Deux questions se juxtaposent, la réhabilitation du Vieux port et l’arrestation de personnes.
Quant à la réhabilitation, André Malraux a agi dans le même esprit en Avignon, au quartier de la Balance, donnant le là à des opérations identiques dans la France entière, y compris à Beaubourg, jusqu’à ce que les amoureux du patrimoine prônent la rénovation et non la table rase à l’allemande initiée à Marseille.
Début 43 à Marseille, les Allemands n’ont pas laissé le choix au gouvernement de la France et « Vichy », comme vous dites, a tenté de réduire le périmètre des destructions et de limiter les arrestations. Le rattachement de la police au gouvernement était suspendu en cas d’attentas, ce qui fut le cas.
Votre désolé,
Jacques Boncompain
Née d’une famille juive d’Alsace-Lorraine, l’historienne Annie Kriegel observera : « Il y a une jeune école historique qui veut mener une sorte de guerre privée et qualifiée d’héroïque contre le gouvernement de Vichy.
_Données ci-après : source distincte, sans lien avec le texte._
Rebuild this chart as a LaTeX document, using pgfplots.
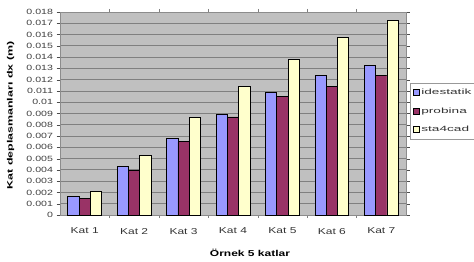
\documentclass[border=0pt]{standalone}
\usepackage{pgfplots}
\pgfplotsset{compat=1.18}
\usepackage{fontspec}
\setmainfont{Liberation Sans}
\newfontfamily\tickfont[FakeStretch=1.4]{Liberation Sans}
\newfontfamily\legfont[FakeStretch=1.8]{Liberation Sans}
\newfontfamily\ylabfont[FakeStretch=1.6]{Liberation Sans}
\definecolor{cA}{HTML}{9999FF}
\definecolor{cB}{HTML}{993366}
\definecolor{cC}{HTML}{FFFFCC}
\definecolor{bg}{HTML}{C0C0C0}
\begin{document}
\begin{tikzpicture}
\begin{axis}[
  name=ax,
  scale only axis,
  width=346bp, height=203bp,
  ybar=0pt, bar width=11.3bp,
  xmin=0.5, xmax=7.5,
  ymin=0, ymax=0.018,
  xtick={1,...,7},
  xticklabels={Kat 1,Kat 2,Kat 3,Kat 4,Kat 5,Kat 6,Kat 7},
  minor xtick={1.5,2.5,...,6.5},
  ytick={0,0.001,...,0.0185},
  scaled y ticks=false,
  /pgf/number format/assume math mode=true,
  yticklabel style={/pgf/number format/fixed,/pgf/number format/precision=3,font=\tickfont\fontsize{7.6}{8}\selectfont,text=black!75},
  xticklabel style={font=\tickfont\fontsize{8.6}{9}\selectfont,text=black!80,yshift=-6bp},
  major x tick style={draw=none},
  minor x tick style={draw=gray,line width=0.4pt},
  minor tick length=3bp,
  y tick style={draw=black!70},
  major tick length=3.5bp,
  tick align=outside,
  ymajorgrids,
  grid style={draw=black!50,line width=0.8pt},
  axis background/.style={fill=bg},
  axis line style={draw=black!45},
  xlabel={\textbf{Örnek 5 katlar}},
  ylabel={\textbf{Kat deplasmanları dx (m)}},
  xlabel style={font=\tickfont\fontsize{8.6}{9}\selectfont,at={(axis description cs:0.549,-0.187)},anchor=center},
  ylabel style={font=\ylabfont\fontsize{7.8}{8}\selectfont,at={(axis description cs:-0.143,0.49)},anchor=center,rotate=0},
  legend style={at={(axis description cs:1.0116,0.650)},anchor=north west,font=\legfont\fontsize{7.6}{8}\selectfont,draw=black!40,row sep=7.5bp,inner sep=3bp,inner ysep=4bp,text=black!80},
  legend cell align=left,
  legend image code/.code={\draw[#1,draw=black,line width=0.5pt] (0.02cm,-0.09cm) rectangle (0.22cm,0.11cm);},
  every axis plot/.append style={draw=black,line width=0.7pt},
]
\addplot[fill=cA] coordinates {(1,0.00168) (2,0.00428) (3,0.0068) (4,0.00893) (5,0.01084) (6,0.01238) (7,0.01327)};
\addplot[fill=cB] coordinates {(1,0.00148) (2,0.00399) (3,0.0065) (4,0.0087) (5,0.01049) (6,0.01137) (7,0.01241)};
\addplot[fill=cC] coordinates {(1,0.00207) (2,0.00529) (3,0.00862) (4,0.01137) (5,0.01383) (6,0.01575) (7,0.01729)};
\legend{idestatik,probina,sta4cad}
\end{axis}
\pgfresetboundingbox
\path ([xshift=-60bp,yshift=-46bp]ax.south west) rectangle ([xshift=68bp,yshift=12bp]ax.north east);
\end{tikzpicture}
\end{document}
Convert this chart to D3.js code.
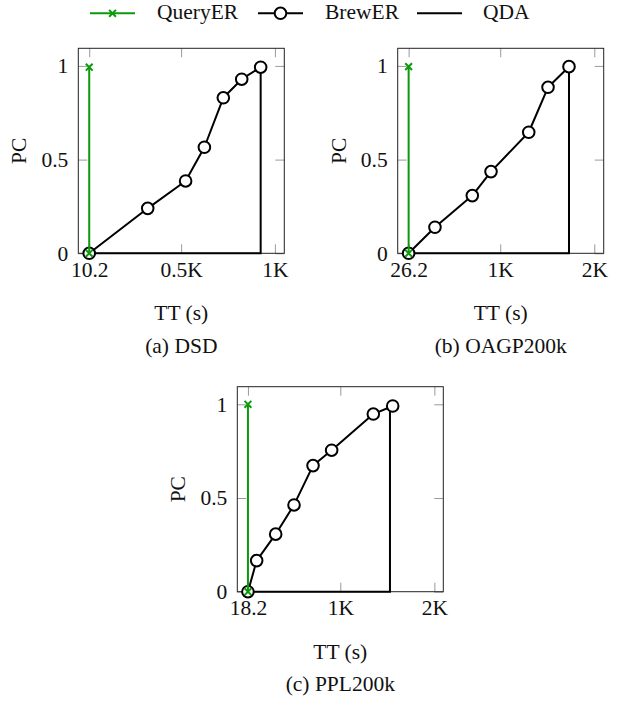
<!DOCTYPE html>
<html>
<head>
<meta charset="utf-8">
<script src="https://cdn.jsdelivr.net/npm/d3@7"></script>
<style>
  body { margin: 0; background: #fff; }
  svg text { font-family: "Liberation Serif", "Times New Roman", "DejaVu Serif", serif !important; fill: #111; }
</style>
</head>
<body>
<script>
// ---- data ----------------------------------------------------------------
var seriesNames = ["QueryER", "BrewER", "QDA"];
var panelCaptions = ["(a) DSD", "(b) OAGP200k", "(c) PPL200k"];
var yTicks = [0, 0.5, 1],
    yTickLabels = ["0", "0.5", "1"];

// (a) DSD
var dsdTicks = [10.2, 500, 1000],
    dsdTickLabels = ["10.2", "0.5K", "1K"];
var dsdBrewX = [10.2, 322, 524, 624, 725, 823, 924],
    dsdBrewY = [0, 0.24, 0.386, 0.566, 0.83, 0.929, 0.993];
var dsdQueryX = [10.2, 10.2], dsdQueryY = [0, 0.993];
var dsdQdaX = [10.2, 924, 924], dsdQdaY = [0, 0, 0.993];

// (b) OAGP200k
var oagpTicks = [26.2, 1000, 2000],
    oagpTickLabels = ["26.2", "1K", "2K"];
var oagpBrewX = [26.2, 306, 703, 902, 1303, 1508, 1731],
    oagpBrewY = [0, 0.139, 0.308, 0.436, 0.646, 0.886, 0.996];
var oagpQueryX = [26.2, 26.2], oagpQueryY = [0, 0.996];
var oagpQdaX = [26.2, 1731, 1731], oagpQdaY = [0, 0, 0.996];

// (c) PPL200k
var pplTicks = [18.2, 1000, 2000],
    pplTickLabels = ["18.2", "1K", "2K"];
var pplBrewX = [18.2, 111, 313, 508, 710, 908, 1351, 1557],
    pplBrewY = [0, 0.166, 0.307, 0.463, 0.673, 0.755, 0.948, 0.991];
var pplQueryX = [18.2, 18.2], pplQueryY = [0, 1.0];
var pplQdaX = [18.2, 1528, 1528], pplQdaY = [0, 0, 0.99];

// ---- layout ---------------------------------------------------------------
var W = 624, H = 702, FS = 21.5;
var green = "#0a9a0a";
var plotW = 206, plotH = 205;
var serif = "'Liberation Serif', 'Times New Roman', 'DejaVu Serif', serif";

var svg = d3.select("body").append("svg")
    .attr("width", W).attr("height", H)
    .attr("font-family", serif);

function zip(xs, ys) {
  return xs.map(function(v, i) { return {x: v, y: ys[i]}; });
}

function cross(g, cx, cy, s) {
  g.append("path")
    .attr("d", "M" + (cx - s) + "," + (cy - s) + "L" + (cx + s) + "," + (cy + s) +
               "M" + (cx - s) + "," + (cy + s) + "L" + (cx + s) + "," + (cy - s))
    .attr("stroke", green).attr("stroke-width", 2).attr("fill", "none");
}

function label(x, y, txt, anchor) {
  return svg.append("text")
    .attr("x", x).attr("y", y)
    .attr("text-anchor", anchor || "middle")
    .style("font-family", serif)
    .style("font-size", FS + "px")
    .text(txt);
}

function drawPanel(p) {
  var g = svg.append("g").attr("transform", "translate(" + p.left + "," + p.top + ")");

  var x = d3.scaleLinear().domain(p.xDomain).range([0, plotW]);
  var y = d3.scaleLinear().domain([0, 1.094]).range([plotH, 0]);

  // tick marks on all four sides, pointing inwards
  var tickStyle = function(sel) {
    sel.attr("font-family", serif);
    sel.select(".domain").remove();
    sel.selectAll(".tick line").attr("stroke", "#9a9a9a").attr("stroke-width", 1);
    sel.selectAll("text").style("font-size", FS + "px").style("font-family", serif).attr("fill", "#111");
  };
  g.append("g").attr("transform", "translate(0," + plotH + ")")
    .call(d3.axisBottom(x).tickValues(p.ticks).tickSize(-9).tickPadding(8)
      .tickFormat(function(d, i) { return p.tickLabels[i]; }))
    .call(tickStyle);
  g.append("g")
    .call(d3.axisTop(x).tickValues(p.ticks).tickSize(-9).tickFormat(""))
    .call(tickStyle);
  g.append("g")
    .call(d3.axisLeft(y).tickValues(yTicks).tickSize(-9).tickPadding(10)
      .tickFormat(function(d, i) { return yTickLabels[i]; }))
    .call(tickStyle);
  g.append("g").attr("transform", "translate(" + plotW + ",0)")
    .call(d3.axisRight(y).tickValues(yTicks).tickSize(-9).tickFormat(""))
    .call(tickStyle);

  // frame
  g.append("rect").attr("width", plotW).attr("height", plotH)
    .attr("fill", "none").attr("stroke", "#222").attr("stroke-width", 1);

  var line = d3.line().x(function(d) { return x(d.x); }).y(function(d) { return y(d.y); });

  // QDA
  g.append("path").datum(zip(p.qdaX, p.qdaY))
    .attr("d", line).attr("fill", "none").attr("stroke", "#000").attr("stroke-width", 2);

  // BrewER
  var brew = zip(p.brewX, p.brewY);
  g.append("path").datum(brew)
    .attr("d", line).attr("fill", "none").attr("stroke", "#000").attr("stroke-width", 2)
    .attr("stroke-linejoin", "round");
  g.selectAll(".brew").data(brew).enter().append("circle")
    .attr("class", "brew")
    .attr("cx", function(d) { return x(d.x); })
    .attr("cy", function(d) { return y(d.y); })
    .attr("r", 5.8)
    .attr("fill", "#fff").attr("stroke", "#000").attr("stroke-width", 2);

  // QueryER
  var q = zip(p.queryX, p.queryY);
  g.append("path").datum(q)
    .attr("d", line).attr("fill", "none").attr("stroke", green).attr("stroke-width", 2);
  q.forEach(function(d) { cross(g, x(d.x), y(d.y), 3.4); });

  // labels
  svg.append("text")
    .attr("transform", "translate(" + (p.left - 52) + "," + (p.top + plotH / 2) + ") rotate(-90)")
    .attr("text-anchor", "middle")
    .style("font-family", serif)
    .style("font-size", FS + "px")
    .text("PC");
  var cx = p.left + plotW / 2;
  label(cx, p.top + plotH + 67, "TT (s)");
  label(cx, p.top + plotH + 99.5, p.caption);
}

drawPanel({left: 78.3, top: 48.3, xDomain: [-48, 1050], ticks: dsdTicks, tickLabels: dsdTickLabels,
  brewX: dsdBrewX, brewY: dsdBrewY, queryX: dsdQueryX, queryY: dsdQueryY,
  qdaX: dsdQdaX, qdaY: dsdQdaY, caption: panelCaptions[0]});

drawPanel({left: 397.7, top: 48.3, xDomain: [-90, 2100], ticks: oagpTicks, tickLabels: oagpTickLabels,
  brewX: oagpBrewX, brewY: oagpBrewY, queryX: oagpQueryX, queryY: oagpQueryY,
  qdaX: oagpQdaX, qdaY: oagpQdaY, caption: panelCaptions[1]});

drawPanel({left: 237.3, top: 386.7, xDomain: [-95, 2095], ticks: pplTicks, tickLabels: pplTickLabels,
  brewX: pplBrewX, brewY: pplBrewY, queryX: pplQueryX, queryY: pplQueryY,
  qdaX: pplQdaX, qdaY: pplQdaY, caption: panelCaptions[2]});

// ---- legend ---------------------------------------------------------------
var legend = svg.append("g");
var legendLineX = [90, 258, 417], legendTextX = [157, 325, 483];
var ly = 13.3;
seriesNames.forEach(function(name, i) {
  var x0 = legendLineX[i];
  legend.append("line")
    .attr("x1", x0).attr("x2", x0 + 45).attr("y1", ly).attr("y2", ly)
    .attr("stroke", i === 0 ? green : "#000").attr("stroke-width", 2);
  if (i === 0) cross(legend, x0 + 22.5, ly, 3.4);
  if (i === 1) legend.append("circle").attr("cx", x0 + 22.5).attr("cy", ly).attr("r", 5.8)
    .attr("fill", "#fff").attr("stroke", "#000").attr("stroke-width", 2);
  label(legendTextX[i], 18.5, name, "start");
});
</script>
</body>
</html>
Il me paraît absurde de renverser les choses au point de dire que non seulement le gouvernement a été complice mais qu’il a pris l’initiative d’une entreprise de répression[1]. » Elle fait écho à Simone Weil qui de New-York écrivait au professeur Jean Wahl, en novembre 1942 : « Je n’aime pas beaucoup entendre des gens parfaitement confortables ici, traiter de lâches et de traîtres ceux qui en France se débrouillent comme ils peuvent dans une situation terrible… Je crois que Pétain a fait tout ce que la situation générale et son propre état physique lui permettaient de faire pour limiter les dégâts[2]. »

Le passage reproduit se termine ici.